Material provided:

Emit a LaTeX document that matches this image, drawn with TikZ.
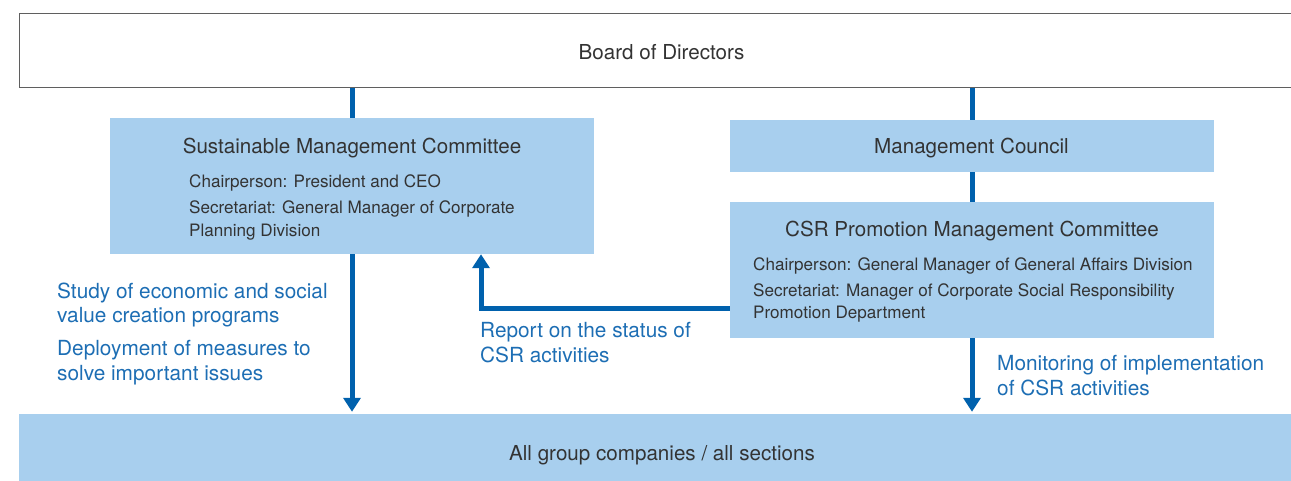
\documentclass[tikz,border=0pt]{standalone}
\usepackage{fontspec}
\setmainfont{TeX Gyre Heros}
\usetikzlibrary{arrows.meta}
\definecolor{boxfill}{HTML}{A8CFEE}
\definecolor{linkblue}{HTML}{0061AD}
\definecolor{noteblue}{HTML}{1D6EB4}
\definecolor{bodytext}{HTML}{333333}
\definecolor{framegray}{HTML}{5F5F5F}
\begin{document}
\begin{tikzpicture}[x=1pt,y=-1pt,
  panel/.style={fill=boxfill, draw=none, inner sep=0pt, minimum width=484pt},
  heading/.style={font=\fontsize{20.6}{24}\selectfont, text=bodytext, inner sep=0pt, anchor=base},
  detail/.style={font=\fontsize{17.1}{23}\selectfont, text=bodytext, inner sep=0pt, anchor=base west, align=left},
  note/.style={font=\fontsize{20.8}{24.5}\selectfont, text=noteblue, inner sep=0pt, anchor=base west, align=left},
  link/.style={draw=linkblue, line width=5pt},
  flow/.style={link, -{Triangle[width=17pt,length=14pt]}},
]
\useasboundingbox (0,0) rectangle (1291,481);

% boxes
\node[draw=framegray, line width=1pt, fill=white, inner sep=0pt,
      minimum width=1274.5pt, minimum height=74.5pt] (board) at (656.75,50.75) {};
\node[panel, minimum height=136pt] (smc) at (352,186) {};
\node[panel, minimum height=52pt]  (mc)  at (972,146) {};
\node[panel, minimum height=136pt] (csr) at (972,270) {};
\node[fill=boxfill, inner sep=0pt, minimum width=1274pt, minimum height=67pt] (all) at (656,447.5) {};

% box labels (multi-line nodes sit on the baseline of their last line)
\node[heading] (boardlabel) at (661.5,60) {Board of Directors};
\node[heading] (smctitle) at (352,154) {Sustainable Management Committee};
\node[detail] (smcchair) at (189,188) {Chairperson: President and CEO};
\node[detail] (smcsec) at (189,237) {Secretariat: General Manager of Corporate\\Planning Division};
\node[heading] (mclabel) at (971.5,154) {Management Council};
\node[heading] (csrtitle) at (972,237) {CSR Promotion Management Committee};
\node[detail] (csrchair) at (753,271) {Chairperson: General Manager of General Affairs Division};
\node[detail] (csrsec) at (753,319) {Secretariat: Manager of Corporate Social Responsibility\\Promotion Department};
\node[heading] (alllabel) at (662,460) {All group companies / all sections};

% connectors
\draw[link] (smc.north) -- (smc.north |- board.south);
\draw[link] (mc.north) -- (mc.north |- board.south);
\draw[link] (mc.south) -- (csr.north);
\draw[flow, shorten >=2pt] (smc.south) -- (smc.south |- all.north);
\coordinate (reportx) at (481,0);
\draw[flow] ([yshift=-38pt]csr.west) -| (smc.south -| reportx);
\draw[flow, shorten >=2pt] (csr.south) -- (csr.south |- all.north);

% connector notes
\node[note] (studynote) at (57,323) {Study of economic and social\\value creation programs};
\node[note] (deploynote) at (57,380) {Deployment of measures to\\solve important issues};
\node[note] (reportnote) at (480,362) {Report on the status of\\CSR activities};
\node[note] (monitornote) at (997,395) {Monitoring of implementation\\of CSR activities};
\end{tikzpicture}
\end{document}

What you will do: Reproduce every line exactly and omit all pictures.

Written answer:
Emit a LaTeX document that matches this image, drawn with TikZ.
\documentclass[tikz,border=0pt]{standalone}
\usepackage{fontspec}
\setmainfont{TeX Gyre Heros}
\usetikzlibrary{arrows.meta}
\definecolor{boxfill}{HTML}{A8CFEE}
\definecolor{linkblue}{HTML}{0061AD}
\definecolor{noteblue}{HTML}{1D6EB4}
\definecolor{bodytext}{HTML}{333333}
\definecolor{framegray}{HTML}{5F5F5F}
\begin{document}
\begin{tikzpicture}[x=1pt,y=-1pt,
  panel/.style={fill=boxfill, draw=none, inner sep=0pt, minimum width=484pt},
  heading/.style={font=\fontsize{20.6}{24}\selectfont, text=bodytext, inner sep=0pt, anchor=base},
  detail/.style={font=\fontsize{17.1}{23}\selectfont, text=bodytext, inner sep=0pt, anchor=base west, align=left},
  note/.style={font=\fontsize{20.8}{24.5}\selectfont, text=noteblue, inner sep=0pt, anchor=base west, align=left},
  link/.style={draw=linkblue, line width=5pt},
  flow/.style={link, -{Triangle[width=17pt,length=14pt]}},
]
\useasboundingbox (0,0) rectangle (1291,481);

% boxes
\node[draw=framegray, line width=1pt, fill=white, inner sep=0pt,
      minimum width=1274.5pt, minimum height=74.5pt] (board) at (656.75,50.75) {};
\node[panel, minimum height=136pt] (smc) at (352,186) {};
\node[panel, minimum height=52pt]  (mc)  at (972,146) {};
\node[panel, minimum height=136pt] (csr) at (972,270) {};
\node[fill=boxfill, inner sep=0pt, minimum width=1274pt, minimum height=67pt] (all) at (656,447.5) {};

% box labels (multi-line nodes sit on the baseline of their last line)
\node[heading] (boardlabel) at (661.5,60) {Board of Directors};
\node[heading] (smctitle) at (352,154) {Sustainable Management Committee};
\node[detail] (smcchair) at (189,188) {Chairperson: President and CEO};
\node[detail] (smcsec) at (189,237) {Secretariat: General Manager of Corporate\\Planning Division};
\node[heading] (mclabel) at (971.5,154) {Management Council};
\node[heading] (csrtitle) at (972,237) {CSR Promotion Management Committee};
\node[detail] (csrchair) at (753,271) {Chairperson: General Manager of General Affairs Division};
\node[detail] (csrsec) at (753,319) {Secretariat: Manager of Corporate Social Responsibility\\Promotion Department};
\node[heading] (alllabel) at (662,460) {All group companies / all sections};

% connectors
\draw[link] (smc.north) -- (smc.north |- board.south);
\draw[link] (mc.north) -- (mc.north |- board.south);
\draw[link] (mc.south) -- (csr.north);
\draw[flow, shorten >=2pt] (smc.south) -- (smc.south |- all.north);
\coordinate (reportx) at (481,0);
\draw[flow] ([yshift=-38pt]csr.west) -| (smc.south -| reportx);
\draw[flow, shorten >=2pt] (csr.south) -- (csr.south |- all.north);

% connector notes
\node[note] (studynote) at (57,323) {Study of economic and social\\value creation programs};
\node[note] (deploynote) at (57,380) {Deployment of measures to\\solve important issues};
\node[note] (reportnote) at (480,362) {Report on the status of\\CSR activities};
\node[note] (monitornote) at (997,395) {Monitoring of implementation\\of CSR activities};
\end{tikzpicture}
\end{document}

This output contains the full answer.